From: Austin S Hemmelgarn
Date: Thu Nov 19 2015 - 10:38:15 EST


On 2015-11-18 18:39, Andrey Utkin wrote:
Me and my friend have once talked about careful application development,
which includes awareness about all possible error conditions.
So we have collected ideas about making kernel (or, in some cases, libc)
"hostile" to careless application, and we present it so that the idea
doesn't get lost, and maybe even gets real if somebody wants some
features from the list.
This is an excellent idea for security testing, however, see below for more thoughts.

- (libc) crash instantly if memcpy detects regions overlapping;
I believe there are actually systems out there that do this, but they are ancient by now.
- return EINTR as much as possible;
- send/recv/etc. returns EAGAIN on non-blocking sockets as much as possible;
- send/recv tend to result in short writes/reads, e.g. 1 byte at a time,
to break assumption about sending/receiving some "not-so-big" thing at once;
These three are tricky to do from userspace, but the first two could be done with ptrace with some effort (not sure about the third).
- let write return ENOSPC sometimes;
Ironically, this can be done without much effort using BTRFS (although that will hopefully change in the future).
- scheduler behaves differently from common case (e.g. let it tend to
stop a thread at some syscalls);
I don't see this one being very useful for any program that isn't running realtime or accessing hardware directly.
- return allocation failures;
I'm pretty certain there is some library out there that you can preload to do this.
- make OOM killer manic!
This isn't hard to do in a VM, either randomly adjust the memory balloon, or randomly enter the scan-code for Ctrl-Alt-SysRq-F on the console.
- make clocks which are not monotonic to go backward frequently;
Same as above, but for different reasons.
- pretend the time is 2038 year or later;
Same as above, also look up a program called 'datefudge'.
- (arguable) close syscall returns non-zero first time, or randomly;
I'm actually genuinely curious about this one.
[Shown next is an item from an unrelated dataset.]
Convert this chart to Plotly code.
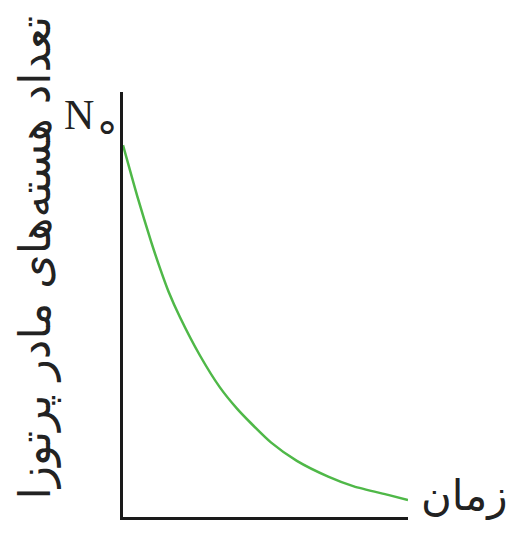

What real-world circumstances could cause close() to fail?
- (arguable) special arch having NULL not all zero-bits. Actually I
don't believe it is feasible to make a lot of modern software to run in
such situation.
This one is a functional guarantee for almost anything that uses virtual memory. In theory, it might be possible to get a lot of things working with NULL = 0xFFFFFFFF (or the equivalent on 64-bit arches), but I don't see that being particularly useful (anything that does anything with NULL other than check against it and use it as a dummy initializer is probably broken in other ways).